## Exercise requirements
Below are records that hold pictures; write out only the lines from their start through the line with "arc[start angle=-60,end angle=214.5,radius=167];", exactly, and drop the pictures.

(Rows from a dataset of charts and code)
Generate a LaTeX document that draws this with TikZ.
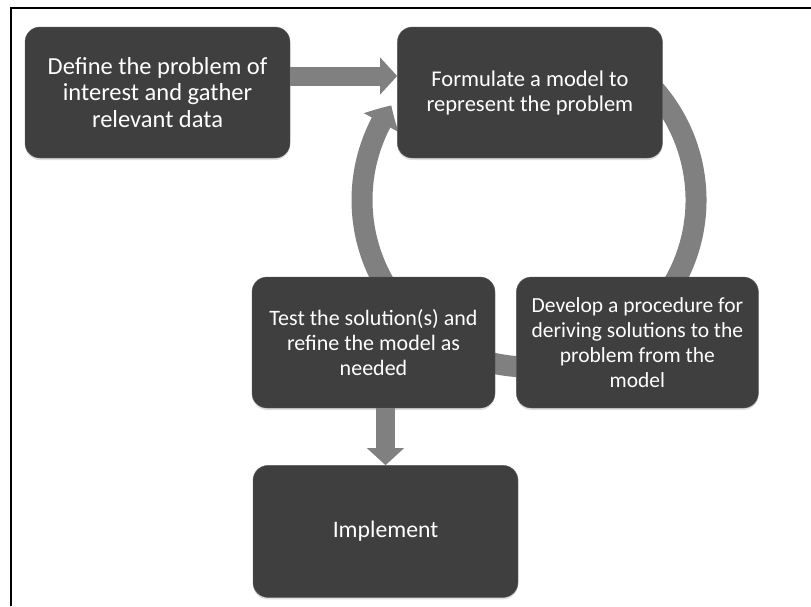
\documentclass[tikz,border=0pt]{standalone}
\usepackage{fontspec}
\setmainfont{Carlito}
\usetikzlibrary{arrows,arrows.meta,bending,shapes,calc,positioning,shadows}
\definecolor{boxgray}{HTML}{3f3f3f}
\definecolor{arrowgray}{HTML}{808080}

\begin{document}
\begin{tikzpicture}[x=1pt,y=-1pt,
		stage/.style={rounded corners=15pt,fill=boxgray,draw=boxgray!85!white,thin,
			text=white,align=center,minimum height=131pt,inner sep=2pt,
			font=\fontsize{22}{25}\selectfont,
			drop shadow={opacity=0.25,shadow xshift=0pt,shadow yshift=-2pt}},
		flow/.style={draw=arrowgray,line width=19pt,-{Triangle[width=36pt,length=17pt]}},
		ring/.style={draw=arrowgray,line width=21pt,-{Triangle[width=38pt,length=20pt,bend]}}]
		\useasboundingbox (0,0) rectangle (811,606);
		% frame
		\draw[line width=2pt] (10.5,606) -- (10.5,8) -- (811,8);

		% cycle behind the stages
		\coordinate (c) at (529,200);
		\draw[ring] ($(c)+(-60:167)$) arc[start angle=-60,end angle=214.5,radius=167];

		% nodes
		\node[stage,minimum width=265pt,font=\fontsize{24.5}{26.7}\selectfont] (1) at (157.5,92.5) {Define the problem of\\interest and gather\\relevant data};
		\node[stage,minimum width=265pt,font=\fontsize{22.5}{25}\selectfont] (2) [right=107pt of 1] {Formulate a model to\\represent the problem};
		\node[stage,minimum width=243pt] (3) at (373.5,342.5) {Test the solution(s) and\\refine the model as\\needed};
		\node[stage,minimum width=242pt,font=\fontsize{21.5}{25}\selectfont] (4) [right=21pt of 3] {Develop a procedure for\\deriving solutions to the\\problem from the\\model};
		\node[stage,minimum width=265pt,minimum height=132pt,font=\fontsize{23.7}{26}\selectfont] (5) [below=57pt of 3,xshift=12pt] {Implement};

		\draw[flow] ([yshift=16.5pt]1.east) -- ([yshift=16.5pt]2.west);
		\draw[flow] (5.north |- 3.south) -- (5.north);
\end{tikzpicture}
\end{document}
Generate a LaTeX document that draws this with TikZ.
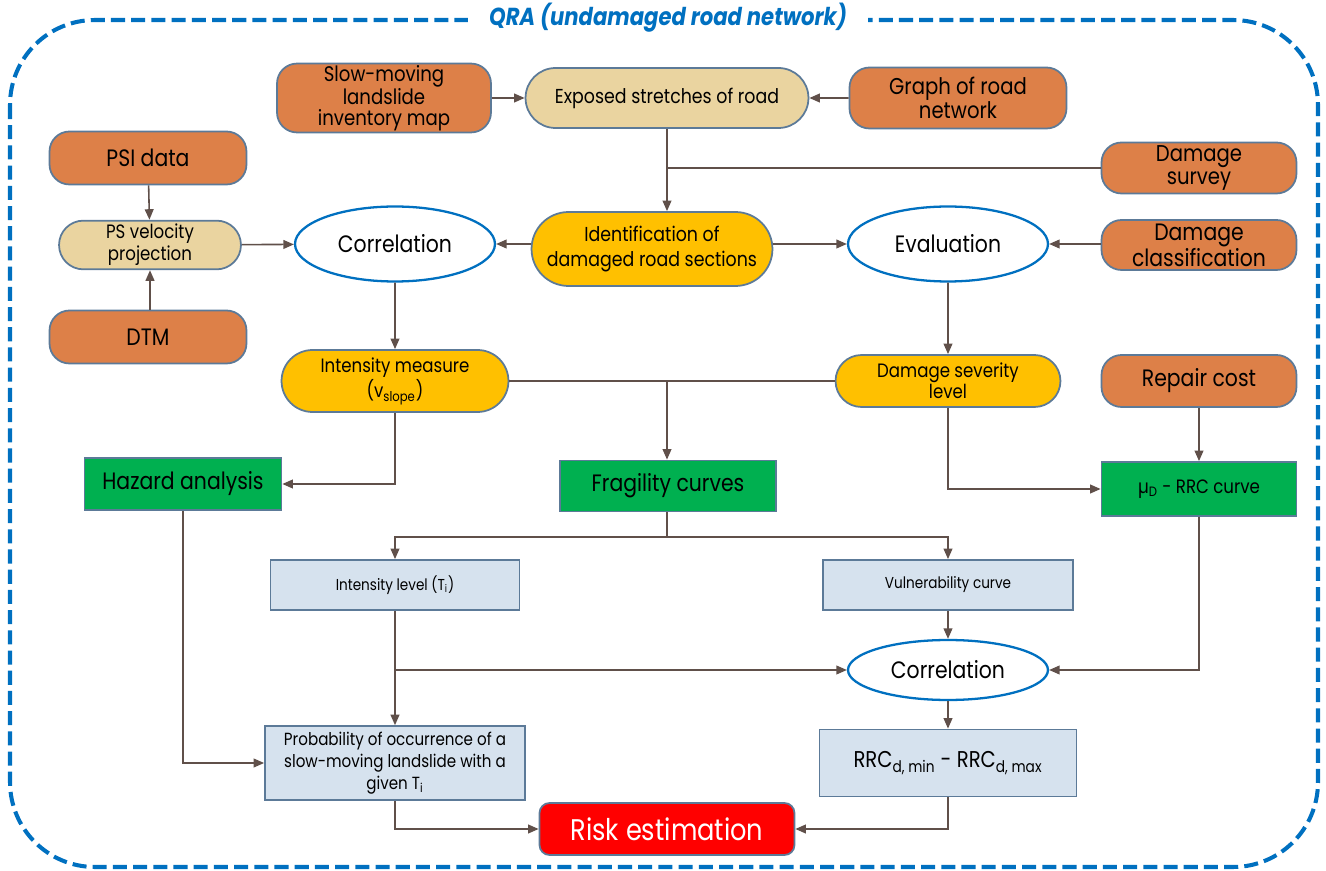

## Written answer
Generate a LaTeX document that draws this with TikZ.
\documentclass[tikz,border=0pt]{standalone}
\usepackage{fontspec}
\setmainfont{Carlito}
\usetikzlibrary{arrows,arrows.meta,bending,shapes,calc,positioning,shadows}
\definecolor{boxgray}{HTML}{3f3f3f}
\definecolor{arrowgray}{HTML}{808080}

\begin{document}
\begin{tikzpicture}[x=1pt,y=-1pt,
		stage/.style={rounded corners=15pt,fill=boxgray,draw=boxgray!85!white,thin,
			text=white,align=center,minimum height=131pt,inner sep=2pt,
			font=\fontsize{22}{25}\selectfont,
			drop shadow={opacity=0.25,shadow xshift=0pt,shadow yshift=-2pt}},
		flow/.style={draw=arrowgray,line width=19pt,-{Triangle[width=36pt,length=17pt]}},
		ring/.style={draw=arrowgray,line width=21pt,-{Triangle[width=38pt,length=20pt,bend]}}]
		\useasboundingbox (0,0) rectangle (811,606);
		% frame
		\draw[line width=2pt] (10.5,606) -- (10.5,8) -- (811,8);

		% cycle behind the stages
		\coordinate (c) at (529,200);
		\draw[ring] ($(c)+(-60:167)$) arc[start angle=-60,end angle=214.5,radius=167];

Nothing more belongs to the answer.